If Donald Trump did not lie thousands of times a year, Americans might pay a lot more attention to how often Mitch McConnell says things that are incredibly untrue. Yesterday, Tuesday, January 14, Senate Majority Leader Mitch McConnell said something that was both so amazingly untrue and blitheringly stupid that perhaps it should be taught in law classes as an example of fallacious logic. Here is what McConnell said from cnsnews.com:
“Do they think the entire country has forgotten what they were saying just a couple of days ago?
“We heard over and over that the House case, on its own, was totally damning and convincing. That’s what they were saying a few days ago. Clearly, a majority of the House felt it was sufficient to impeach. And a number of Senate Democrats were happy to pre-judge the case publicly and suggest the House had proven enough for removal.
“But now, all of a sudden, the story has reversed. Now, we hardly know anything. Now, the investigation is just beginning. Now, what the House has produced is so weak that they’re calling their own investigation a “cover-up.” Who would be the author of this cover-up -- Chairman Schiff?”
“We have arrived at a simple contradiction. Two things cannot be both true: House Democrats’ case cannot simultaneously be so robust that it was enough to impeach in the first place - but, also so weak that the Senate needs to go fishing.
“If the existing case is strong, there’s no need for the judge and jury to re-open the investigation.
“If the existing case is weak, House Democrats should not have impeached in the first place.”
This was another example of Mitch McConnell being disingenuous. First, he pretends that a couple of days ago that Democrats were saying that the impeachment case against Donald Trump was incredibly strong, and that now they are saying that it is very weak. That is a giant lie. It is true that the Democrats did say that they had a solid case against Donald Trump a few days ago, but at no point did they suddenly start saying that the case against him was weak. It was the Congressional Republicans who repeatedly said that the case was weak. It was also the Republicans who repeatedly indicated that the case was so weak that no impeachment trial should occur. Because of this, the Democrats would like to call witnesses to the impeachment trial to help convince both Republicans and the American people of the validity of their case. That Mitch McConnell would act as if the Democrats were suddenly saying their case is weak is just one more example of the many years of the dishonesty of Mitch McConnell.
Mitch McConnell’s game, of pretending that impeachments or indictments could only be one of two things, so weak that they should never be brought to trial, or so strong that they should never need any more evidence, is called a “false dichotomy” in the world of logic. In psychology, it is called “black and white thinking”. It is actually something that is done a lot by depressed people. Depressed folks often tend to see practically all things as either good or bad, black and white, on or off.
However, the world is not always binary. It is true that you can have a light switch that turns a light on and off. That is something that is binary—it only has two possibilities. Yet, that same light can be put on a dimmer switch where the light can be completely off as well as being any one of an infinite range of possibilities from barely lit to fully lit.

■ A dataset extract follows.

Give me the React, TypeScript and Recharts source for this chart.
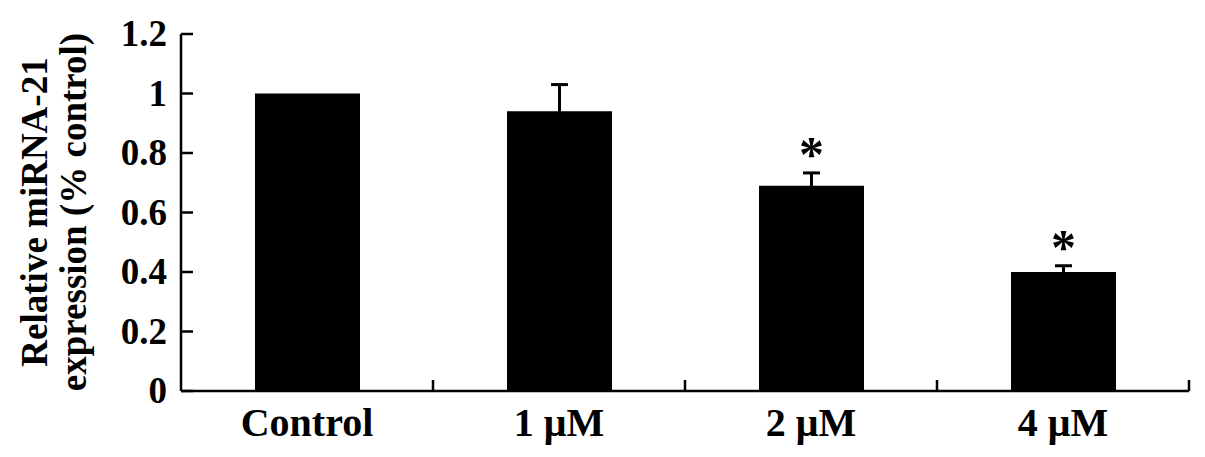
import { BarChart, Bar, XAxis, YAxis, ErrorBar, LabelList } from 'recharts';

const categories = ['Control', '1 μM', '2 μM', '4 μM'];
const means = [1.0, 0.94, 0.69, 0.4];
const errors = [0, 0.09, 0.043, 0.021];
const significance = ['', '', '*', '*'];
const yTicks = [0, 0.2, 0.4, 0.6, 0.8, 1, 1.2];

const data = categories.map((name, i) => ({
    name,
    value: means[i],
    err: errors[i],
    sig: significance[i],
}));

const W = 1205;
const H = 457;
const margin = { top: 34, right: 16, bottom: 0, left: 0 };
const yAxisWidth = 181;
const xAxisHeight = 66;
const font = 'Liberation Serif, Times New Roman, serif';
const bandWidth = (W - margin.left - yAxisWidth - margin.right) / categories.length;

function YTick(props: any) {
    const { x, y, payload } = props;
    const axisX = Number(x) + 14;
    return (
        <g>
            <line x1={axisX} x2={axisX + 12} y1={y} y2={y} stroke="#000" strokeWidth={2.5} />
            <text x={x} y={Number(y) + 12} textAnchor="end" fontFamily={font} fontWeight="bold" fontSize={37} fill="#000">
                {String(payload.value)}
            </text>
        </g>
    );
}

function XTick(props: any) {
    const { x, y, payload } = props;
    const edge = Number(x) + bandWidth / 2;
    return (
        <g>
            <line x1={edge} x2={edge} y1={y} y2={Number(y) - 11} stroke="#000" strokeWidth={2.5} />
            <text x={x} y={Number(y) + 45} textAnchor="middle" fontFamily={font} fontWeight="bold" fontSize={40} fill="#000">
                {payload.value}
            </text>
        </g>
    );
}

function YLabel() {
    return (
        <g fontFamily={font} fontWeight="bold" fontSize={37} fill="#000">
            <text x={47} y={212} textAnchor="middle" transform="rotate(-90, 47, 212)">
                Relative miRNA-21
            </text>
            <text x={86} y={212} textAnchor="middle" transform="rotate(-90, 86, 212)">
                expression (% control)
            </text>
        </g>
    );
}

function Star(props: any) {
    const { x, y, width, height, index, value } = props;
    if (!value) return null;
    const pxPerUnit = Number(height) / means[index];
    const errTop = Number(y) - errors[index] * pxPerUnit;
    return (
        <text x={Number(x) + Number(width) / 2} y={errTop - 2} textAnchor="middle" fontFamily={font} fontWeight="bold" fontSize={50} fill="#000">
            {value}
        </text>
    );
}

export default function App() {
    return (
        <div style={{ position: 'absolute', left: 0, top: 0, width: W, height: H, background: '#fff' }}>
            <BarChart width={W} height={H} data={data} margin={margin}>
                <XAxis
                    dataKey="name"
                    height={xAxisHeight}
                    tickSize={0}
                    tickMargin={0}
                    tick={<XTick />}
                    axisLine={{ stroke: '#000', strokeWidth: 2.5 }}
                    interval={0}
                />
                <YAxis
                    width={yAxisWidth}
                    domain={[0, 1.2]}
                    ticks={yTicks}
                    tickSize={0}
                    tickMargin={14}
                    tick={<YTick />}
                    axisLine={{ stroke: '#000', strokeWidth: 2.5 }}
                    interval={0}
                    label={<YLabel />}
                />
                <Bar dataKey="value" fill="#000" barSize={105} isAnimationActive={false}>
                    <ErrorBar dataKey="err" direction="y" width={8.5} stroke="#000" strokeWidth={3} />
                    <LabelList dataKey="sig" content={<Star />} />
                </Bar>
            </BarChart>
        </div>
    );
}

In this same vein, the evidence against someone in a court case can be very weak, weak, somewhat weak, fair, moderately strong, strong, very strong, or completely damning. If you handed someone 100 court cases and you asked that someone to sort those cases into two piles, strong and weak, some of those court cases could easily go in one pile or another. Yet, for some of those cases, the choice might be difficult. You see, the law is not always cut and dried. The case against someone can have both strong points and weak points. In some court cases, the evidence against a defendant is neither super strong nor super weak. Sometimes, the strength of the evidence lies somewhere in the middle.
Mitch McConnell wants to pretend that court cases fall into one of two bins: incredibly weak or ironclad. They do not. The evidence in court cases falls, in fact, into a huge spectrum of possibilities from the weakest of the weak to the strongest of the strong. In addition, if nearly every Congressional Republican insists that what is actually a strong impeachment case presented by the Democrats is, in fact, a weak case, why on earth wouldn’t the Democrats seek to present more evidence? To do anything else would be, in the words of Mr. Spock, illogical.